A declaração francesa vai mais longe na especificação dos direitos – liberdade, propriedade, segurança e resistência à opressão. Repete que os homens nascem livres e iguais em direitos, acrescentando que distinções sociais só se podem basear na utilidade comum, ou seja, recusa a transmissão de privilégios hereditários. Torna explícito o princípio segundo o qual a soberania reside na nação, não no monarca, rejeitando o benefício privado do poder e prevenindo abusos com a separação de poderes. A utilidade de impostos em função da capacidade de pagamento de cada um é reconhecida. A igualdade na representação e no acesso a cargos é afirmada. O sentido de justiça é veiculado pela recusa da arbitrariedade de detenções e punições, a presunção de inocência, a liberdade de opinião, a responsabilidade perante o público dos agentes da administração.

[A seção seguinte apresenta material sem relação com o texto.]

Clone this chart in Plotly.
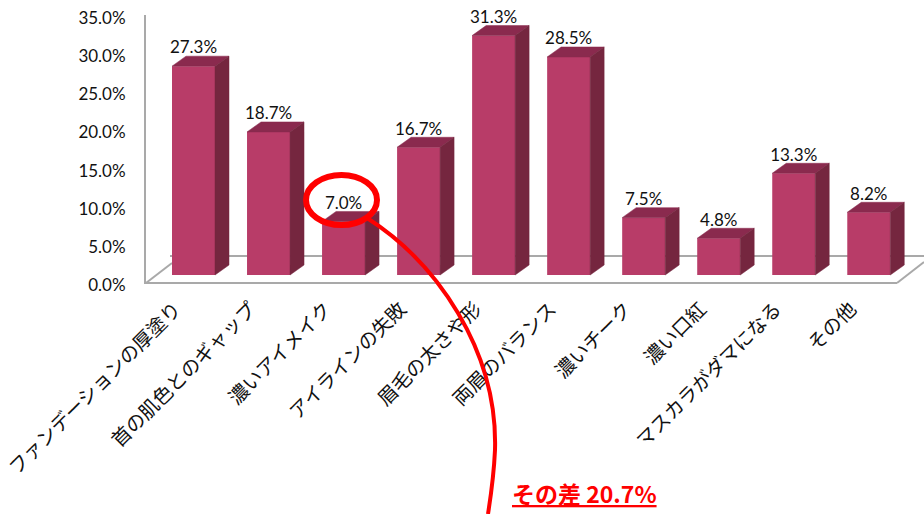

O lado positivo destas declarações é a rutura com a sociedade de privilégio e o estabelecimento de princípios que devem guiar uma sociedade baseada na dignidade. As declarações consagram a noção de direitos inscritos na lei. Marcam a passagem da lei natural para a lei positiva. A lei natural, discutida desde a Antiguidade Clássica, acolhia uma noção difusa de direitos, entre eles a ideia de que o homem nasce livre, embora o direito dos povos admitisse a escravatura e formas de dependência. A passagem da noção difusa para a lei positiva, cujos princípios devem ser implementados, quebra a dicotomia entre princípios e realidades, encontrando-se o século XIX no fulcro desta transição que está ainda longe de ser cumprida.
O lado negativo destas declarações é que elas se dirigem ao homem branco. Logo de imediato Olympe de Gouges se insurgiu contra a não inclusão dos direitos das mulheres, posição secundada por Mary Wollstonecraft, outra fundadora do movimento feminista na viragem do século XVIII para o século XIX. Entretanto, a revolução de escravos e emancipados em São Domingos, futuro Haiti, mostrou o potencial dos direitos enunciados pelas declarações, pois foram de imediato apropriados, alargados e implementados pelos oprimidos. A grande lição é que o enunciado de princípios emancipatórios, mesmo que não seja dirigido àqueles que mais sofrem, acaba por ser usado por quem precisa.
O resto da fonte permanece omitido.